But New Zealand has changed. While rugby still fascinates many, the number of men who play the game is dropping as interest in other sports grows. (Women’s rugby, by contrast, is growing fast.) In 2018, for example, the number of young people playing basketball for their school overtook the number playing rugby for the first time, according to School Sport New Zealand, which coordinates high school sports in the country. A separate government agency charged with promoting sports, Sport New Zealand, found in 2021 that only 7 percent of young New Zealanders regularly play rugby.
And for these remaining players, the modern school-level competition is dominated by a handful of elite schools that have positioned themselves as the only pathway to a professional career. Unable to compete, the rugby programs at many other schools have been neglected, or shut down. Some see that narrowing feeder system as the root of the problem.

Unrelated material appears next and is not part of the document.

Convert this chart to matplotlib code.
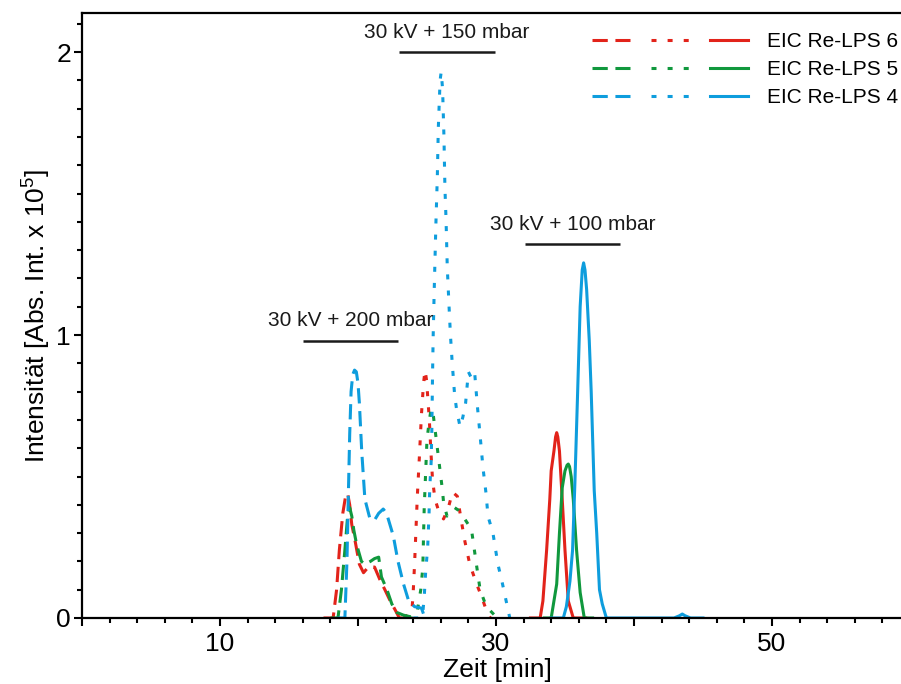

Prestigious Super Rugby teams also often select players directly from that small group of elite high schools, skipping the club-level rugby that once built players’ resilience and exposed them to diverse playing styles. Instead, critics said, players today are groomed and developed to fit into what has become a hyper-professionalized model preferred by a small subset of teams.

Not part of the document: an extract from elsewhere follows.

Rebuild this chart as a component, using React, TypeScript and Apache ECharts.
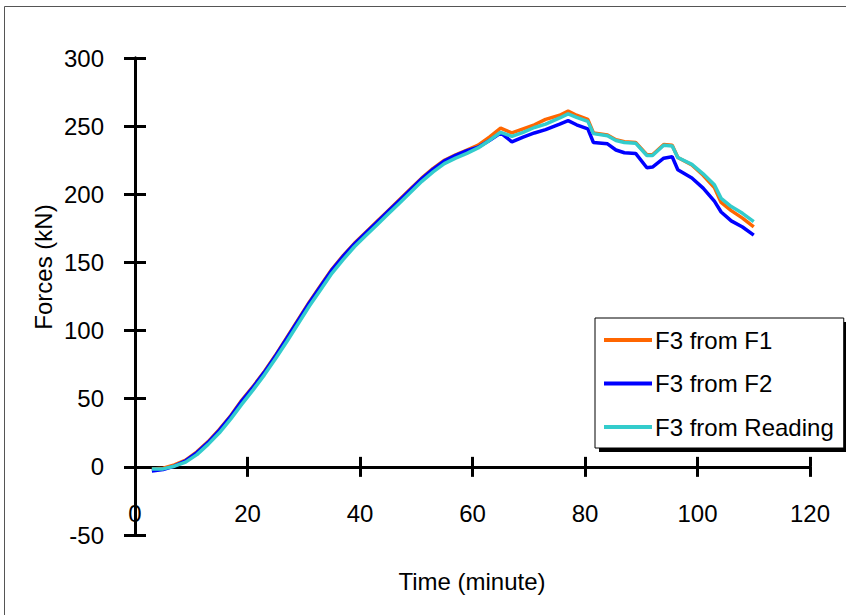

“When you design your system to circumvent the natural progression that has worked for New Zealand for so many years, that is going to have consequences,” Stevenson said.
In the same way, the All Blacks’ centrality to New Zealand rugby also may have backfired. According to Cleaver the single-minded focus on producing players who fit one team “generated homogeneity throughout the entire system.” Unable to test themselves regularly against different playing styles, he said, top players lost flexibility and resilience. “Because we play the game the same throughout the country, we’re not very good at adjusting on the fly,” Cleaver said.
These struggles were most obvious in mid-July, when the team lost to Ireland in the third match of a home series. Even then, there was magic in the stadium — proof that the All Blacks are still, according to Cleaver, “the most talented group of players in the world when they have the ball.”